George Kennan was the embassy secretary during the Terror and was interviewed by the AP investigators about his role in the government’s connivance to trap certain Americans behind Soviet lines. Although he declined to be questioned in person, he did answer written questions. To the question of Americans being executed by the Soviet government on his watch, Mr. Kennan gave what the reporter termed a “legalistic answer”: “I can recall no instance in which any of them who, being there for open and legitimate purposes and with a proper Soviet visa on their American passports, was arrested, confined for any length of time, or executed by Soviet authorities.”

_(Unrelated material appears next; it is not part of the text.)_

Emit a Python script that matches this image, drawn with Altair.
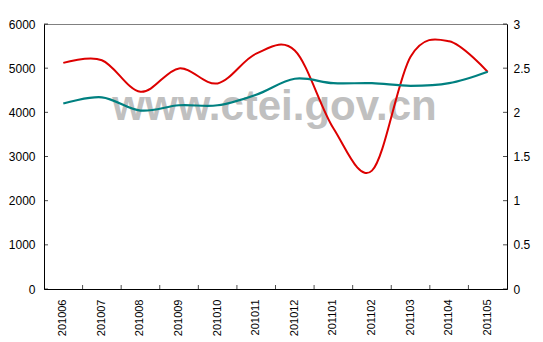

But in 1931, George Kennan compiled a list of eighty-six “individuals residing in Soviet Russia, reputed to be American citizens but communist sympathizers.” A note above the list of names suggests that they “might no longer be entitled to protection without the special approval of the Department.” The reporter, Alan Cullison, believes that the memo seems to imply that the embassy was willing to place politics before people and deny certain Americans assistance in escaping Stalin’s Terror. Mr. Kennan did not reply to the questions about his memo.
However, he did write that it was difficult for the embassy to help Americans who had obtained Soviet passports, as many had, as the Soviets then considered these Americans to be Soviet citizens and beyond the jurisdiction of any U.S. claim.
The U.S. embassy did try to resolve the issue in 1937, but so many officials had been shot as the purges swept through the ranks of the Soviet government that the embassy had few officials left to negotiate with. The toll of the purges on the Soviet government are confirmed by many, including a Russian historian, Sergei Zhuravlev, who was interviewed by Mr. Cullison.
The late 1930s was the period of the great show trials, which, amongst other purposes, were designed to convince the Soviet public of the omnipresent threat of foreign spies and subversive “wreckers” working to bring down the Soviet worker’s state. Accordingly, the Terror tore through Soviet society like a tornado, sweeping up nationals and foreigners alike.
Entire ethnic communities in whole towns were arrested as spies for “their” governments--Finns, Germans, Poles, Estonians, Chinese, Italians, and many others, including, as we now know, Americans. And along with foreign residents, the Terror was lethal to those Soviet citizens and nationals who returned to the USSR, and those who had dealings with foreigners, such as government officials, both high and low, whose official duties required interacting with foreigners.
And as we have seen, no group of people was terrorized more than the foreign Communists who had settled in the USSR. Entire ranks of the German, Polish, Jewish, Hungarian, Bulgarian, Yugoslav, Estonian, Latvian, Greek, Romanian, Italian and others, including American Communists, disappeared one by one or en masse.
In a letter to H.G. Wells, Stalin once explained the need for the Terror: “...state power is needed as the lever of transformation. The new state power creates a new legality...”
These American Communists and their children placed their trust in one legal system after another and when betrayed by one sought protection by the government and society they spurned. However, this faith was not reciprocated and as usual the state chose to sacrifice people to the whims of politics and propagandizing the public. And in the case of John Walker, a man who joined the Taliban while the US government was funding it to the tune of hundreds of millions of dollars in aid, he is now presented as a scapegoat for all the evils of the Taliban --a de facto US ally before Sept. 11.
The lesson should be clear: Never pin your hopes on the consistency or fairness of any government, at home or abroad.